Five activists have filed a case challenging the process of constitutional amendment, a move likely to scuttle President Uhuru Kenyatta’s push to overhaul the country’s governance structure.
Economist David Ndii, Jerotich Seii, James Ngondi, Wanjiku Gikonyo and Ikal Angelei want their case certified as urgent.
They also want the matter to be sent to Chief Justice David Maraga so he can assign a three-judge bench to hear it.
They have sued Attorney General Kihara Kariuki, National Assembly Speaker Justin Muturi and his Senate counterpart Ken Lusaka and the Independent Electoral and Boundaries Commission.
The effect of the case filed by the five is to eventually ensure a referendum through the Building Bridges Initiative does not go through.
They say that since 2013, Parliament through various Bills (some debated, others not) has been repealing the Constitution under the guise of amendments.
The activists want the court to declare that Parliament cannot pass any laws that alter the basic structure of the constitutional foundation.
The chapters that form the basic structure of the Constitution include the Legislature, Executive, Judiciary and the Bills of Rights. These chapters entrench sovereignty.
In their view, many of the chapters have been tinkered with and there’s a need to renegotiate the social contract.
For example, the clamour to have the loser of a presidential election back in Parliament as leader of the Opposition would amount to a change of the structure of the Constitution, they argue.
They are afraid that if the court does not address their concerns, there is a high likelihood the Constitution would be violated.
The 2010 Constitution is a product of a long struggle by Kenyans and embodies their will that must be safeguarded in the present and future, they said.
They argue that the amendment powers reposed in Article 256 and 257 do not extend to the power to destroy the Constitution. They also give no entity power to establish a new form of government or enact a new constitutional order.
And for this reason, they have placed some critical questions to be determined by the court. Can specific chapters that form part of the basic structure of Constitution be amended by Parliament or through the popular initiative? Is there an implied limitation to powers of constitutional amendments?
Through lawyer Nelson Havi, the activists want the questions they have raised addressed to prevent the state from violating the Constitution.
Such an act would undermine the sovereign will of Kenyans through amendments aimed at serving other interests.
They foresee a danger that in the absence of clear guideposts to define the scope of Parliament’s authority to amend the Constitution, the House believes it enjoys an unlimited authority to change the law wilfully.
Their case has been filed as campaigns to push for amendments through BBI start taking shape again.
The final report by Garissa Senator Yusuf Haji’s team has been ready for the past three months.
The President in June maintained that the country is ripe for constitutional change to address challenges bedevilling the country including ethnic animosity and exclusion.

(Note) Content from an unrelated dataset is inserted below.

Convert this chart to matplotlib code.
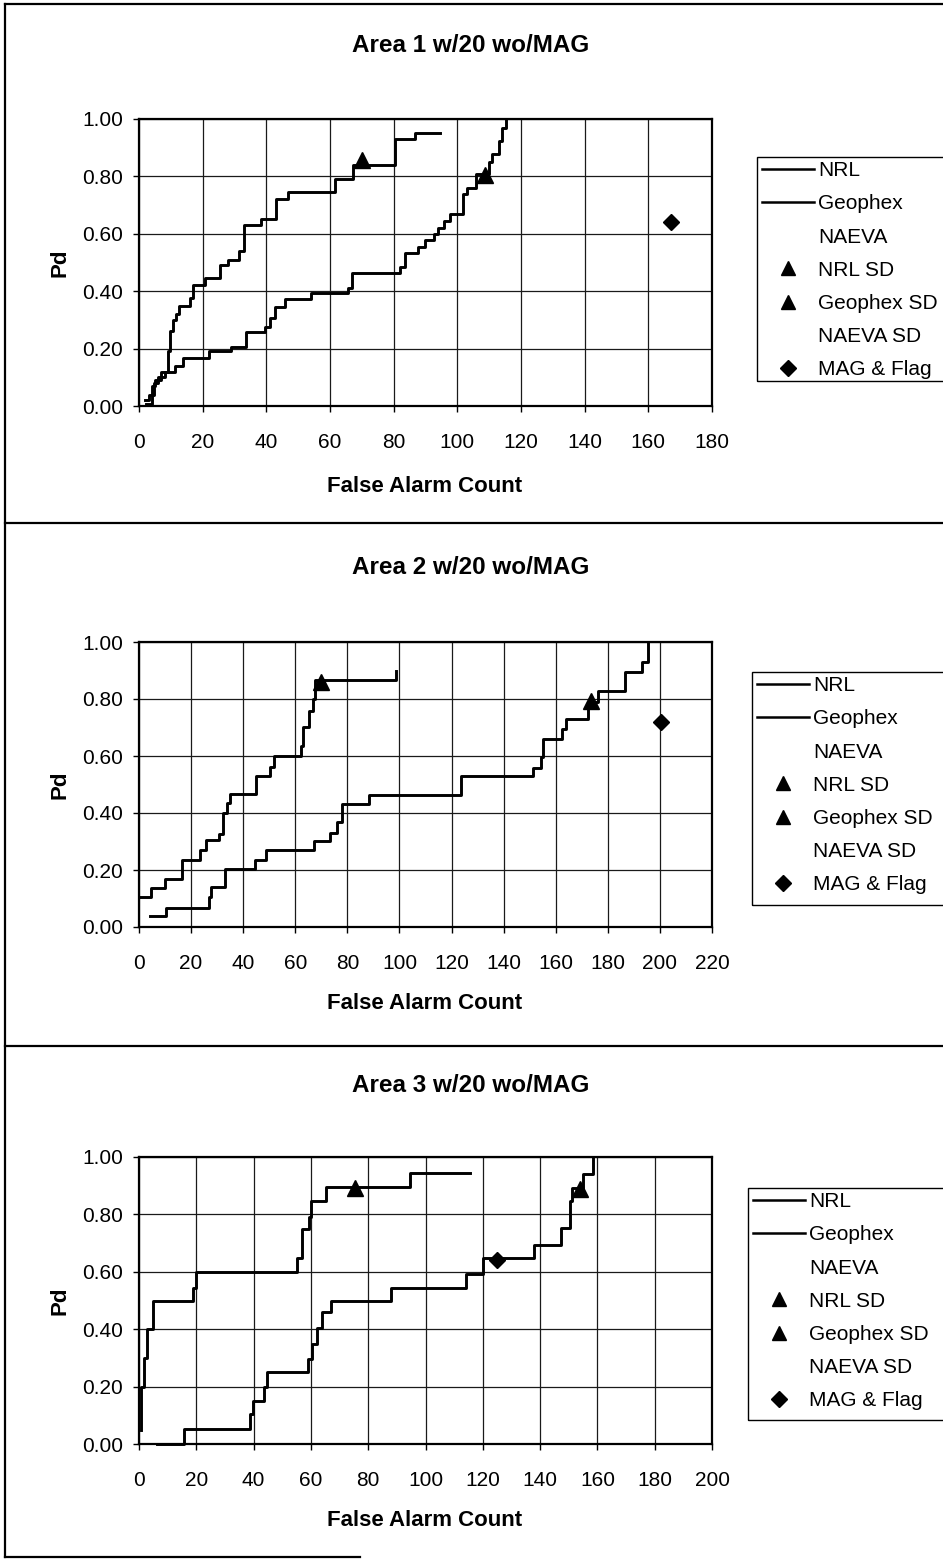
import numpy as np
import matplotlib
matplotlib.use("Agg")
import matplotlib.pyplot as plt
from matplotlib.lines import Line2D
from matplotlib.patches import Rectangle

plt.rcParams['font.family'] = ['Liberation Sans', 'DejaVu Sans']

W, H = 943, 1560

# ---- Area 1 -------------------------------------------------------------
a1_nrl_x = [2, 3, 4, 5, 7, 9, 9.8, 10.8, 11.6, 12.6, 15.9, 16.9, 20.6, 25.5,
            28.1, 31.4, 32.9, 38.2, 43, 46.8, 61.7, 67.1, 80.4, 86.8, 94.6]
a1_nrl_y = [0.02, 0.04, 0.07, 0.09, 0.12, 0.19, 0.26, 0.30, 0.32, 0.35, 0.375,
            0.42, 0.445, 0.49, 0.51, 0.54, 0.63, 0.65, 0.72, 0.745, 0.79, 0.84,
            0.93, 0.952, 0.952]
a1_geo_x = [2.3, 4.2, 4.8, 6, 8.1, 11.4, 13.9, 21.9, 28.8, 33.5, 39.7, 41, 42.7,
            45.8, 53.9, 65.8, 66.8, 81.9, 83.6, 87.7, 89.7, 92.6, 94, 95.9, 97.8,
            101.7, 103, 105.8, 110, 111, 113, 114, 115.2]
a1_geo_y = [0.007, 0.04, 0.08, 0.10, 0.12, 0.14, 0.168, 0.19, 0.207, 0.257,
            0.276, 0.305, 0.346, 0.372, 0.395, 0.41, 0.465, 0.485, 0.532, 0.555,
            0.578, 0.60, 0.62, 0.646, 0.67, 0.737, 0.76, 0.81, 0.85, 0.878, 0.923,
            0.967, 1.0]
a1_nrl_sd = (70.0, 0.857)
a1_geo_sd = (108.8, 0.805)
a1_mag = (167.0, 0.642)
a1_xmax = 180

# ---- Area 2 -------------------------------------------------------------
a2_nrl_x = [0, 4.6, 9.8, 16.7, 23.5, 25.6, 30.6, 32.2, 33.8, 35, 44.8, 50.3,
            51.9, 62.1, 62.8, 65.3, 66.9, 67.7, 98.7]
a2_nrl_y = [0.104, 0.137, 0.169, 0.236, 0.269, 0.304, 0.328, 0.40, 0.434, 0.465,
            0.53, 0.56, 0.60, 0.634, 0.703, 0.758, 0.80, 0.865, 0.90]
a2_geo_x = [4.1, 10.4, 26.7, 27.5, 33.0, 44.5, 48.6, 67.2, 73.2, 76, 78, 88.2,
            123.7, 151.3, 154.4, 155.2, 162.3, 163.9, 172.3, 176.3, 186.6, 193,
            195.4]
a2_geo_y = [0.037, 0.068, 0.104, 0.139, 0.204, 0.236, 0.269, 0.302, 0.33, 0.369,
            0.432, 0.463, 0.531, 0.558, 0.597, 0.658, 0.693, 0.729, 0.788, 0.829,
            0.894, 0.929, 1.0]
a2_nrl_sd = (69.7, 0.858)
a2_geo_sd = (173.5, 0.794)
a2_mag = (200.5, 0.72)
a2_xmax = 220

# ---- Area 3 -------------------------------------------------------------
a3_nrl_x = [0.8, 0.8, 1.7, 2.7, 4.9, 19, 20, 55, 56.8, 59.4, 60, 65.2, 94.7, 115.6]
a3_nrl_y = [0.05, 0.197, 0.30, 0.40, 0.50, 0.545, 0.60, 0.647, 0.748, 0.79,
            0.847, 0.896, 0.944, 0.944]
a3_geo_x = [6.3, 15.7, 38.8, 39.8, 43.8, 44.8, 59, 60.4, 62.3, 64, 66.9, 88.1,
            114, 120, 138, 147.2, 150.3, 151, 154.9, 158.5]
a3_geo_y = [0.0, 0.052, 0.104, 0.15, 0.20, 0.25, 0.295, 0.35, 0.405, 0.46, 0.50,
            0.545, 0.594, 0.647, 0.694, 0.754, 0.846, 0.893, 0.94, 1.0]
a3_nrl_sd = (75.3, 0.893)
a3_geo_sd = (154.1, 0.887)
a3_mag = (124.9, 0.64)
a3_xmax = 200

titles = ["Area 1 w/20 wo/MAG", "Area 2 w/20 wo/MAG", "Area 3 w/20 wo/MAG"]
legend_labels = ["NRL", "Geophex", "NAEVA", "NRL SD", "Geophex SD",
                 "NAEVA SD", "MAG & Flag"]
y_ticks = [0.0, 0.2, 0.4, 0.6, 0.8, 1.0]
x_label = "False Alarm Count"
y_label = "Pd"

FS = 15


def fx(px):
    return px / W


def fy(py):
    return 1 - py / H


fig = plt.figure(figsize=(W / 100, H / 100), dpi=100)
fig.patch.set_facecolor("white")

panels = [
    dict(nrl=(a1_nrl_x, a1_nrl_y), geo=(a1_geo_x, a1_geo_y), nsd=a1_nrl_sd,
         gsd=a1_geo_sd, mag=a1_mag, xmax=a1_xmax,
         top=119, bottom=406, title_y=45, xl_y=487, leg=(757, 157, 381)),
    dict(nrl=(a2_nrl_x, a2_nrl_y), geo=(a2_geo_x, a2_geo_y), nsd=a2_nrl_sd,
         gsd=a2_geo_sd, mag=a2_mag, xmax=a2_xmax,
         top=642, bottom=927, title_y=567, xl_y=1003, leg=(752, 672, 905)),
    dict(nrl=(a3_nrl_x, a3_nrl_y), geo=(a3_geo_x, a3_geo_y), nsd=a3_nrl_sd,
         gsd=a3_geo_sd, mag=a3_mag, xmax=a3_xmax,
         top=1157, bottom=1444, title_y=1085, xl_y=1521, leg=(748, 1188, 1420)),
]

LEFT, RIGHT = 139, 712

for title, p in zip(titles, panels):
    ax = fig.add_axes([fx(LEFT), fy(p["bottom"]), (RIGHT - LEFT) / W,
                       (p["bottom"] - p["top"]) / H])
    ax.set_xlim(0, p["xmax"])
    ax.set_ylim(0, 1.0)
    ax.set_xticks(np.arange(0, p["xmax"] + 1, 20))
    ax.set_yticks(y_ticks)
    ax.set_yticklabels([f"{v:.2f}" for v in y_ticks])
    ax.grid(True, color="#1a1a1a", lw=0.9)
    ax.set_axisbelow(True)
    ax.tick_params(axis="both", direction="out", length=4.5, width=1.0,
                   labelsize=FS, colors="black")
    ax.tick_params(axis="x", pad=15)
    ax.tick_params(axis="y", pad=7)
    for s in ax.spines.values():
        s.set_linewidth(1.6)
        s.set_color("black")

    ax.step(*p["nrl"], where="post", color="black", lw=2.1, clip_on=False)
    ax.step(*p["geo"], where="post", color="black", lw=2.1, clip_on=False)
    ax.plot(*p["nsd"], marker="^", ms=11, color="black", ls="none",
            clip_on=False)
    ax.plot(*p["gsd"], marker="^", ms=11, color="black", ls="none",
            clip_on=False)
    ax.plot(*p["mag"], marker="D", ms=8.5, color="black", ls="none",
            clip_on=False)

    fig.text(fx(471), fy(p["title_y"]), title, ha="center", va="center",
             fontsize=17.5, fontweight="bold")
    fig.text(fx(425), fy(p["xl_y"]), x_label, ha="center", va="center",
             fontsize=16, fontweight="bold")
    fig.text(fx(60), fy((p["top"] + p["bottom"]) / 2), y_label, ha="center",
             va="center", rotation=90, fontsize=16, fontweight="bold")

    handles = [
        Line2D([], [], color="black", lw=1.8),
        Line2D([], [], color="black", lw=1.8),
        Line2D([], [], color="none", lw=1.8),
        Line2D([], [], color="black", marker="^", ls="none", ms=10),
        Line2D([], [], color="black", marker="^", ls="none", ms=10),
        Line2D([], [], color="none", marker="none", ls="none"),
        Line2D([], [], color="black", marker="D", ls="none", ms=8),
    ]
    lx, ltop, lbot = p["leg"]
    fig.legend(handles, legend_labels, loc="upper left",
               bbox_to_anchor=(fx(lx), fy(ltop - 1)),
               bbox_transform=fig.transFigure, fontsize=FS,
               frameon=False, borderpad=0.25, labelspacing=0.68,
               handlelength=2.5, handletextpad=0.2, borderaxespad=0)
    # legend box runs past the right edge of the page
    fig.add_artist(Rectangle((fx(lx), fy(lbot)), fx(W + 40 - lx),
                             (lbot - ltop) / H, transform=fig.transFigure,
                             fill=False, edgecolor="black", lw=1.0))

# page frame and panel separators
frame_kw = dict(color="black", lw=1.6, transform=fig.transFigure)
fig.add_artist(Line2D([fx(5), fx(5)], [fy(4), fy(1557)], **frame_kw))
fig.add_artist(Line2D([fx(5), 1], [fy(4), fy(4)], **frame_kw))
fig.add_artist(Line2D([fx(5), fx(360)], [fy(1557), fy(1557)], **frame_kw))
fig.add_artist(Line2D([fx(5), 1], [fy(523), fy(523)], **frame_kw))
fig.add_artist(Line2D([fx(5), 1], [fy(1046), fy(1046)], **frame_kw))

fig.savefig("out.png", dpi=100, facecolor="white")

“The primary reason for BBI is to ensure future generations are not going through the kind of things we have seen. We want to make our politics mature and inclusive. We went across the country to collect views of what Kenyans want us to do to address the underlining causes of ethnic tensions,” he said the during a virtual meeting with the Atlantic Council Africa Centre on strengthening US-Africa trade.
In a strong pitch for the law change, Uhuru said after 10 years there is a need for a review of the Constitution which he said is not cast in stone.
“The Constitution should be able to address people’s problems. There are areas we want to be reviewed and that is the meaning of a referendum.”